JAKARTA – UNHCR, Badan Pengungsi PBB, memberikan pujian kepada masyarakat di pantai utara Aceh, Indonesia pada 7 September 2020 lalu.
Pujian ini diberikan setelah pada Juni 2020 lalu, masyarakat Aceh menyelamatkan para pengungsi etnis Rohingya yang terombang-ambing di lautan selama 7 bulan.
Dalam keadaan putus asa, dua dari tiga kelompok itu berisikan perempuan dan anak-anak, yang tak terhitung berapa orang membutuhkan pertolongan medis.
Lebih dari 30 orang Rohingya diperkirakan tewas dalam perjalanan pengungsian tersebut.
UNHCR melaporkan sektar 330 pengungsi Rohingya diketahui telah memulai perjalanan dari dari COx’s Bazar, Bangladesh pada bulan Februari lalu.
“Cobaan berbahaya mereka telah diperpanjang oleh keengganan kolektif negara untuk bertindak selama lebih dari enam bulan,” kata badan pengungsi PBB itu.
Bali Process sebagai satu-satunya mekanisme koordinasi regional yang ada yang mampu mengumpulkan negara-negara tentang pergerakan maritim tersebut.
Perlu diketahui Bali Process (People Smuggling, Trafficking in Persons and Related Transnational Crime) merupakan kebijakan yang telah secara efektif meningkatkan kesadaran regional tentang konsekuensi dari penyelundupan manusia, perdagangan orang dan kejahatan transnasional terkait.
Bali Process, yang diketuai bersama oleh Indonesia dan Australia, memiliki 49 anggota, termasuk Komisaris Tinggi PBB untuk Pengungsi (UNHCR), Organisasi Internasional untuk Migrasi (IOM), Kantor Narkoba dan Kejahatan Perserikatan Bangsa-Bangsa (UNODC) dan Organisasi Perburuhan Internasional (ILO), serta sejumlah negara pengamat dan badan internasional.
Namun, proses tersebut gagal memberikan tindakan regional yang komprehensif untuk menyelamatkan nyawa melalui penyelamatan dan pendaratan.
PBB mengungkapkan jika kelompok pengungsi Rohingya itu telah berulang kali mencoba turun selama lebih dari 200 hari di laut, namun tak berhasil.
“Pengungsi telah melaporkan bahwa puluhan orang meninggal sepanjang perjalanan,” ungkap mereka.
Badan PBB berulang kali telah memperingatkan konsekuensi yang mengerikan jika pengungsi di laut tak diizinan mendarat denan cara yang aman dan bijaksana.

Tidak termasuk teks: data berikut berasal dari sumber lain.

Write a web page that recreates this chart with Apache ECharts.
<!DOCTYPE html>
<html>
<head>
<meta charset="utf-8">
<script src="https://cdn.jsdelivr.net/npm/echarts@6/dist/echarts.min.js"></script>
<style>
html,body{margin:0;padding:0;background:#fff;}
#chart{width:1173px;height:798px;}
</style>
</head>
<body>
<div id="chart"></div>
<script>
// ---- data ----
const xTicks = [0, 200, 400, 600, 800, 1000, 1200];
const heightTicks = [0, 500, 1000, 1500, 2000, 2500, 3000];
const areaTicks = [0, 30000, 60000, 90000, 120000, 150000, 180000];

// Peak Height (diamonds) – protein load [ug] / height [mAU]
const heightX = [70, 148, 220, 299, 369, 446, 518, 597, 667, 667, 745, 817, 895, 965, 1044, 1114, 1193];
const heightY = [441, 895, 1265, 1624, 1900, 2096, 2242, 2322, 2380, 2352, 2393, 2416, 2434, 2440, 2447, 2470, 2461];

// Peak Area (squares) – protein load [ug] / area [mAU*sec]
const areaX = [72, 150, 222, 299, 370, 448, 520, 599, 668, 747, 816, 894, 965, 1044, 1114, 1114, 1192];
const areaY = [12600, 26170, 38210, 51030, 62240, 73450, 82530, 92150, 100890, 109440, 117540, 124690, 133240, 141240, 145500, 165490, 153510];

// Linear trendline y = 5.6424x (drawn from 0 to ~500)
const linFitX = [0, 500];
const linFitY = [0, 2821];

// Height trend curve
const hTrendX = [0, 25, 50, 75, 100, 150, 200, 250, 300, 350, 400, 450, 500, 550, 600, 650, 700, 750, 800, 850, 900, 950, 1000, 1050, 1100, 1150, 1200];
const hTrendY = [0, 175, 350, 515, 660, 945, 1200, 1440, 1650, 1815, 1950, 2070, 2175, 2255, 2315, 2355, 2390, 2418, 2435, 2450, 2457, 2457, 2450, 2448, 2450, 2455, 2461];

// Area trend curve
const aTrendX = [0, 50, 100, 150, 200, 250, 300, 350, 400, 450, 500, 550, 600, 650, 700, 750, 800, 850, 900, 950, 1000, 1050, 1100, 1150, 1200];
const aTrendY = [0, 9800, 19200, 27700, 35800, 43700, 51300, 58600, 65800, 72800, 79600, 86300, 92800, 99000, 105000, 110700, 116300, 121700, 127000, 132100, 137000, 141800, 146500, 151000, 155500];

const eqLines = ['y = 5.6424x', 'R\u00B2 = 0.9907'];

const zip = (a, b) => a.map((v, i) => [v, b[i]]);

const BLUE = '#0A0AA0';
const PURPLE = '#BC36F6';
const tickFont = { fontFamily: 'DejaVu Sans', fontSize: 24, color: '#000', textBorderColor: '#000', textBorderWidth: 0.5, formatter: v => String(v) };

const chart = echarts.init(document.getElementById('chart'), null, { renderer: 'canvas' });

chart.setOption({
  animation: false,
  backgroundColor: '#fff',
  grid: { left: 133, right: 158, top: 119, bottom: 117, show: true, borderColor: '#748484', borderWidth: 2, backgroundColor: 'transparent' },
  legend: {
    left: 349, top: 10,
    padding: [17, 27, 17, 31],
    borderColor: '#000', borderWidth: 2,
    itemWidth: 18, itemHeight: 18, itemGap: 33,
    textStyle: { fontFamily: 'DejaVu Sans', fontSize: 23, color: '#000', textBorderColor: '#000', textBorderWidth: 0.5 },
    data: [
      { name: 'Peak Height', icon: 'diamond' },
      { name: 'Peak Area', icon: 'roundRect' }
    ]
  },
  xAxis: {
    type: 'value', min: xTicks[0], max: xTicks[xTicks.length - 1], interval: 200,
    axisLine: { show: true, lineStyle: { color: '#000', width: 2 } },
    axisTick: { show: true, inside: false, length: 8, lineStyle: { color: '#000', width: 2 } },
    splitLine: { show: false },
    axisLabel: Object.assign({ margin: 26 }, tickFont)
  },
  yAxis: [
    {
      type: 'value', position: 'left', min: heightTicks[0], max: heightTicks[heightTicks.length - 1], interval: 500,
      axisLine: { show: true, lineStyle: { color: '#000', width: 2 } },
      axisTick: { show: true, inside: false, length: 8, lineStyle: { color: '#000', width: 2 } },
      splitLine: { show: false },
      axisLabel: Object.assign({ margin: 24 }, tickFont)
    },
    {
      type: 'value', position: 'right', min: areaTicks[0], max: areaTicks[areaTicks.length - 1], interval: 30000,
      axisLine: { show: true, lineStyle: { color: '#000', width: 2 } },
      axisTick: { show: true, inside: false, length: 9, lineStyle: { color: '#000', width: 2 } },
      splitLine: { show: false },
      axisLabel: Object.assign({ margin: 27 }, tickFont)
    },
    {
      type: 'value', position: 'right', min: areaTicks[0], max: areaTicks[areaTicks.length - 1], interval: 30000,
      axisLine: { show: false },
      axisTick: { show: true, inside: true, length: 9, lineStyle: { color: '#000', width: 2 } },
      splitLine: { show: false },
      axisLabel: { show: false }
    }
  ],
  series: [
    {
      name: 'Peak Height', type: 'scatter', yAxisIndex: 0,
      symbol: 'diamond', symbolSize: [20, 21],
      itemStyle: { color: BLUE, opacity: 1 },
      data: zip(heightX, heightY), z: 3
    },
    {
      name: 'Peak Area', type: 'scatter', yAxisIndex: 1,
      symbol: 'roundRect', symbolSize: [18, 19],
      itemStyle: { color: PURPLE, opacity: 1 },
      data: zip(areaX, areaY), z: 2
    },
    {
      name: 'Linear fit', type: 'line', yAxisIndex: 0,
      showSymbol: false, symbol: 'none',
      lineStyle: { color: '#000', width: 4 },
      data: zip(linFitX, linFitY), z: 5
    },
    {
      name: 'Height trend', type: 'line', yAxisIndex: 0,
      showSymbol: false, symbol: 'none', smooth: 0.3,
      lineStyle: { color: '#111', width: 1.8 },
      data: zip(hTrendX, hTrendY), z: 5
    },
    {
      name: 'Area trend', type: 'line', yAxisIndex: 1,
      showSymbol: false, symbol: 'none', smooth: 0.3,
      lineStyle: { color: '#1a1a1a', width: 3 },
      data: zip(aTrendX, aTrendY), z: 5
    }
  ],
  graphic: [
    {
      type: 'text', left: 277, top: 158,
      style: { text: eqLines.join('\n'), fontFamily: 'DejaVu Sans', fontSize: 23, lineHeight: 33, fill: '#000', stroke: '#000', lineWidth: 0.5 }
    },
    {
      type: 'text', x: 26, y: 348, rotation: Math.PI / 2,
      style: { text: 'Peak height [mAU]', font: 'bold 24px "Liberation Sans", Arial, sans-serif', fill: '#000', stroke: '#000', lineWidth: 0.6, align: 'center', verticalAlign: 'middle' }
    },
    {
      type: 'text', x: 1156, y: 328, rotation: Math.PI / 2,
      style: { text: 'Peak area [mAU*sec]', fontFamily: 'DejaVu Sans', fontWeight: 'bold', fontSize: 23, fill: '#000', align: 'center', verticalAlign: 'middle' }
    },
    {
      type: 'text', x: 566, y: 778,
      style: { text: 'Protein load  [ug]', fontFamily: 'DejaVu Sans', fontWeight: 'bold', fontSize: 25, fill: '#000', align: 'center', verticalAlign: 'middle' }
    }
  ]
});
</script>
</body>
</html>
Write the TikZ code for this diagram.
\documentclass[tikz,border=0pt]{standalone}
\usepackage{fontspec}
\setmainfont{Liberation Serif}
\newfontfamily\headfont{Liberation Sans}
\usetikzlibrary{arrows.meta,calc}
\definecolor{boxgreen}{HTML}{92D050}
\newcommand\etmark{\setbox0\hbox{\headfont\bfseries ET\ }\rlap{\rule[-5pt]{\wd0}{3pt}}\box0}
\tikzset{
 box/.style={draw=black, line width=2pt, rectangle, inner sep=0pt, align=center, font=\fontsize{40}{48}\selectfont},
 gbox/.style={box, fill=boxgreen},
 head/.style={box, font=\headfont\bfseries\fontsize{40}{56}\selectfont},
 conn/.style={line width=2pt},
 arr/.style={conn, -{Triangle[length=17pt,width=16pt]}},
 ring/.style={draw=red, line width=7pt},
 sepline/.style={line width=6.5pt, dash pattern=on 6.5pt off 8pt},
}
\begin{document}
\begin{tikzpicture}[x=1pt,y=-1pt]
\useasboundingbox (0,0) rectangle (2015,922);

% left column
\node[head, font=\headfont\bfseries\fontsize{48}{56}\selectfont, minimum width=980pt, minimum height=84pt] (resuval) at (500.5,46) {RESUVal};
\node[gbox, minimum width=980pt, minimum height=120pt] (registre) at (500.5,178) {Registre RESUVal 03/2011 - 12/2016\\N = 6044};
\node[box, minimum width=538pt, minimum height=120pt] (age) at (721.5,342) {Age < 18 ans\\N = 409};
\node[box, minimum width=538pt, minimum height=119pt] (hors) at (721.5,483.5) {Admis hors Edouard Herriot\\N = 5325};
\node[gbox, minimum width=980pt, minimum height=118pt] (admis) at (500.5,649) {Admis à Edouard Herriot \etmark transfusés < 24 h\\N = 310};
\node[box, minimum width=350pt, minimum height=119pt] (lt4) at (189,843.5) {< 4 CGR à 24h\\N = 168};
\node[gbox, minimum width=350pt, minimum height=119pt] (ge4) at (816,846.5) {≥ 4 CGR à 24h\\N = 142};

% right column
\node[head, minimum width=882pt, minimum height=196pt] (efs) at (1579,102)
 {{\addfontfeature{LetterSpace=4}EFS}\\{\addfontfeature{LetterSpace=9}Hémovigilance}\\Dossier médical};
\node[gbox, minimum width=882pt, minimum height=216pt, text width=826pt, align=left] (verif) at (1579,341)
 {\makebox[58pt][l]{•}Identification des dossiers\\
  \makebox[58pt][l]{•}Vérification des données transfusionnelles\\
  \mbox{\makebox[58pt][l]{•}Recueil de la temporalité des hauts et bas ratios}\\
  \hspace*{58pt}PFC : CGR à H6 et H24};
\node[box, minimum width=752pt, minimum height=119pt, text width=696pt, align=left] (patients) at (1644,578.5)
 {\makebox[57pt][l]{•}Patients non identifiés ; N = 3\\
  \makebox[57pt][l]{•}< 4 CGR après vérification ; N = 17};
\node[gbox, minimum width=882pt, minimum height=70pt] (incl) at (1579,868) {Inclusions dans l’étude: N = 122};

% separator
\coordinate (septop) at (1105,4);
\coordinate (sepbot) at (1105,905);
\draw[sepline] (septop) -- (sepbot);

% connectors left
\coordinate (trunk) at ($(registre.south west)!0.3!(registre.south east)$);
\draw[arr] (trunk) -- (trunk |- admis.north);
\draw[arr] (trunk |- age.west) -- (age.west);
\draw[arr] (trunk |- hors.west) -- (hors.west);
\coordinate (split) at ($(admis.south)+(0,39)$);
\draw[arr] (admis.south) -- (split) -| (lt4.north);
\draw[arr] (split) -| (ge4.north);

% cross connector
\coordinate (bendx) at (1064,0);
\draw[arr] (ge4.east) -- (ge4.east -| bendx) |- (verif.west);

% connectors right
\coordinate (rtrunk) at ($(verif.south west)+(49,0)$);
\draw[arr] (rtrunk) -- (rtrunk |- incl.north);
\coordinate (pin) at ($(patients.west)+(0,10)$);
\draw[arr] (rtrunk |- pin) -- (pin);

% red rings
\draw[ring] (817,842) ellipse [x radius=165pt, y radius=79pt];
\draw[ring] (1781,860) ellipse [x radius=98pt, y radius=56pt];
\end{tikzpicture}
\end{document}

Hingga akhirnya, kelambanan selama enam bulan terakhi berakibat fatal.
Masyarakat memberikan prioritas dalam melakukan pertolongan pertama dan perawatan medis sesuai kebutuhan.
Semua akan diuji Covid-19 di bawah standar ukuran kesehatan di Indoenesia untuk para pengungsi etnis Rohingya yang diselamatkan.
PBB menambahkan bahwa Pada saat krisis Laut Andaman dan Teluk Benggala lima tahun lalu, negara bagian Bali Process mengakui perlunya tanggapan yang andal dan kolektif untuk tantangan yang benar-benar regional ini.
Setelah menciptakan mekanisme untuk mengumpulkan pemerintah dari seluruh wilayah untuk tujuan ini secara tepat, janji komitmen tersebut tetap tidak terpenuhi.
Respons yang komprehensif dan adil tentu membutuhkan pembagian tanggung jawab dan upaya konkret di seluruh Asia Tenggara, sehingga mereka yang mengizinkan turun dan membawa mereka yang dalam kesulitan ke darat tidak membawa beban yang tidak proporsional.